Another telling example was the Beauty.AI 1.0 which, in the January of 2016, mounted the first international beauty contest judged by entirely by artificial intelligence, an exploration of Human Beauty writ large, free of the cultural biases that limit our aesthetic sensibilities. Over 6,000 people from over 100 countries submitted their selfies as directed. Of the 44 winners across all seven age groups and both genders, only one winner had dark skin.

Immediately following Beauty.AI 1.0, planning to improve the “thinking” that lead to the blatantly racist results began. This year, Beauty.AI 3.0 will incorporate a diversity algorithm. But the very need for a diversity algorithm is proof positive of AI’s fundamental flaw: AI is not, and cannot be objective.

We are fast propelling ourselves into a world in which artificial intelligence is the primary gatekeeper of all of the information used by the institutions that judge us based on historical data and demographic trends rather than on our merits as individuals. Our loan eligibility, the educational institutions that solicit, accept and reject us, the terms of our vehicle leases and credit cards agreements, the real estate to which we have access, the ways in which we are treated by landlords and co-op boards, whether or not we’re able to purchase court-side tickets for the Hawks’ season and whether or not the fans sitting next to us in the bleachers also happen to look like us—artificial intelligence will be the autonomous puppet master in determining who has access to what, and why.

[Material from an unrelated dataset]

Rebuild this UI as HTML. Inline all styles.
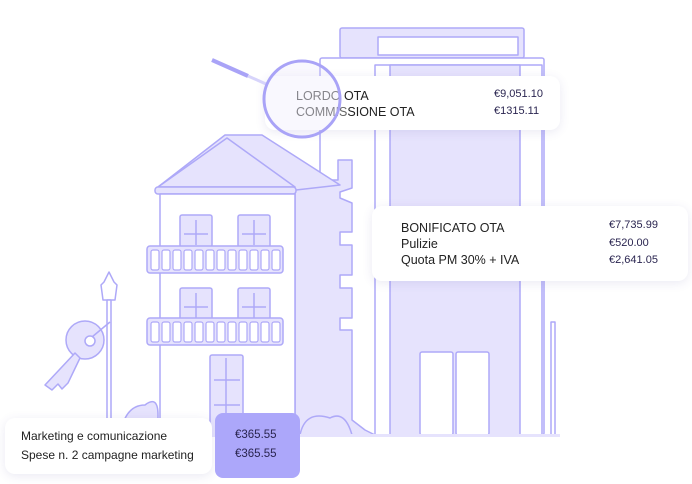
<!DOCTYPE html>
<html><head><meta charset="utf-8"><style>
body{margin:0;width:692px;height:484px;background:#fff;overflow:hidden;position:relative;font-family:"Liberation Sans",sans-serif}
.card{position:absolute;background:#fff;border-radius:10px;box-shadow:0 2px 10px rgba(80,70,160,.12);color:#222;font-size:12.5px}
.r{position:absolute;white-space:nowrap}
.v{color:#2a2550;font-size:11px}
</style></head><body>
<svg width="692" height="484" style="position:absolute;left:0;top:0">
<g stroke="#aea9f8" stroke-width="1.5" fill="#e6e3fd" stroke-linejoin="round">
<!-- right building -->
<rect x="340" y="28" width="184" height="30" rx="2"/>
<rect x="378" y="37" width="140" height="18" fill="#fff"/>
<rect x="320" y="58" width="224" height="377" rx="2" fill="#fff"/>
<rect x="375" y="65" width="167" height="370" fill="#fff"/>
<rect x="390" y="65" width="130" height="370"/>
<rect x="420" y="352" width="33" height="83" fill="#fff" rx="2"/>
<rect x="456" y="352" width="33" height="83" fill="#fff" rx="2"/>
<rect x="551" y="322" width="4" height="113" fill="#fff"/>
<!-- side tower -->
<path d="M295 180 L338 180 L338 160 L352 160 L352 188 L340 192 L340 198 L352 203 L352 232 L340 232 L340 245 L352 245 L352 275 L340 275 L340 288 L352 288 L352 318 L340 318 L340 330 L352 330 L352 420 L365 430 L375 435 L295 435Z"/>
<!-- roof -->
<path d="M158 187 L225 135 L262 135 L340 185 L296 190 Z"/>
<path d="M158 187 L227 138 L295 187 Z" fill="#e6e3fd"/>
<rect x="155" y="187" width="141" height="7" rx="3"/>
<rect x="160" y="194" width="135" height="241" fill="#fff"/>
<!-- windows -->
<rect x="180" y="215" width="32" height="32" rx="2"/>
<rect x="238" y="215" width="32" height="32" rx="2"/>
<rect x="180" y="288" width="32" height="32" rx="2"/>
<rect x="238" y="288" width="32" height="32" rx="2"/>
<path d="M196 220V245M184 234H208M254 220V245M242 234H266M196 293V318M184 307H208M254 293V318M242 307H266" fill="none"/>
<rect x="147" y="246" width="136" height="27" rx="3"/>
<rect x="147" y="318" width="136" height="27" rx="3"/>
<rect x="210" y="355" width="33" height="80" rx="2"/>
<path d="M226 358V432M214 380H240M214 405H240" fill="none"/>
<!-- bushes -->
<path d="M120 435 Q125 405 145 405 Q158 395 158 415 L158 435Z"/>
<path d="M300 435 Q305 410 330 418 Q345 410 352 435Z"/>
<!-- lamp -->
<path d="M109 272 L104 282 L101 285 L103 300 L115 300 L117 285 L114 282Z" fill="#fff"/>
<rect x="107" y="300" width="4" height="120" fill="#fff"/>
<path d="M100 435 L104 420 L114 420 L118 435Z" fill="#fff"/>
<!-- key -->
<circle cx="85" cy="340" r="19"/>
<circle cx="90" cy="341" r="5" fill="#fff"/>
<path d="M75 353 L45 385 L52 390 L58 384 L62 389 L68 383 L80 358Z"/>
<path d="M92 337 L110 322" fill="none"/>
</g>
<g fill="#fff" stroke="#aea9f8" stroke-width="1.2">
<rect x="151" y="250" width="8" height="20" rx="2"/><rect x="162" y="250" width="8" height="20" rx="2"/><rect x="173" y="250" width="8" height="20" rx="2"/><rect x="184" y="250" width="8" height="20" rx="2"/><rect x="195" y="250" width="8" height="20" rx="2"/><rect x="206" y="250" width="8" height="20" rx="2"/><rect x="217" y="250" width="8" height="20" rx="2"/><rect x="228" y="250" width="8" height="20" rx="2"/><rect x="239" y="250" width="8" height="20" rx="2"/><rect x="250" y="250" width="8" height="20" rx="2"/><rect x="261" y="250" width="8" height="20" rx="2"/><rect x="272" y="250" width="8" height="20" rx="2"/>
<rect x="151" y="322" width="8" height="20" rx="2"/><rect x="162" y="322" width="8" height="20" rx="2"/><rect x="173" y="322" width="8" height="20" rx="2"/><rect x="184" y="322" width="8" height="20" rx="2"/><rect x="195" y="322" width="8" height="20" rx="2"/><rect x="206" y="322" width="8" height="20" rx="2"/><rect x="217" y="322" width="8" height="20" rx="2"/><rect x="228" y="322" width="8" height="20" rx="2"/><rect x="239" y="322" width="8" height="20" rx="2"/><rect x="250" y="322" width="8" height="20" rx="2"/><rect x="261" y="322" width="8" height="20" rx="2"/><rect x="272" y="322" width="8" height="20" rx="2"/>
</g>
<rect x="95" y="434" width="465" height="3" fill="#e6e3fd"/>
</svg>
<div class="card" style="left:265px;top:76px;width:295px;height:54px">
<div class="r" style="left:31px;top:13px;color:#666">LORDO <span style="color:#222">OTA</span></div>
<div class="r" style="left:31px;top:29px;color:#666">COMMIS<span style="color:#222">SIONE OTA</span></div>
<div class="r v" style="left:229px;top:12px">€9,051.10</div>
<div class="r v" style="left:229px;top:29px">€1315.11</div>
</div>
<svg width="692" height="484" style="position:absolute;left:0;top:0">
<line x1="212" y1="60" x2="248" y2="76" stroke="#a9a3f7" stroke-width="4"/>
<line x1="248" y1="76" x2="266" y2="84" stroke="#d7d4fb" stroke-width="3"/>
<circle cx="302" cy="99" r="38" fill="rgba(230,227,253,0.25)" stroke="#a9a3f7" stroke-width="3"/>
</svg>
<div class="card" style="left:372px;top:206px;width:316px;height:75px">
<div class="r" style="left:29px;top:15px">BONIFICATO OTA</div>
<div class="r" style="left:29px;top:31px">Pulizie</div>
<div class="r" style="left:29px;top:47px">Quota PM 30% + IVA</div>
<div class="r v" style="left:237px;top:13px">€7,735.99</div>
<div class="r v" style="left:237px;top:31px">€520.00</div>
<div class="r v" style="left:237px;top:48px">€2,641.05</div>
</div>
<div class="card" style="left:5px;top:418px;width:207px;height:56px;font-size:12px">
<div class="r" style="left:16px;top:11px">Marketing e comunicazione</div>
<div class="r" style="left:16px;top:30px">Spese n. 2 campagne marketing</div>
</div>
<div style="position:absolute;left:215px;top:413px;width:85px;height:65px;background:#aca7fa;border-radius:8px;font-size:11.5px;color:#2a2550">
<div class="r" style="left:20px;top:16px">€365.55</div>
<div class="r" style="left:20px;top:35px">€365.55</div>
</div>
</body></html>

The Beauty.IA project was an anomaly because the programmers immediately recognized the flaw in their system and are correcting it. But as similar systems become more widespread, will we have visibility into the racial disparities in their results? Will we know how accurately artificial intelligence is able to identify the candidates most likely to succeed at institutions like Harvard Law? To become U.S. senators? Nobel laureates? U.S. presidents? And will the systems be transparent enough for us to ensure that for every cherry-picked candidate that looks like Ronald Reagan, Bill Clinton or Donald Trump, candidates that look Hillary Clinton, Barack Obama or Kamala Harris will be fairly represented?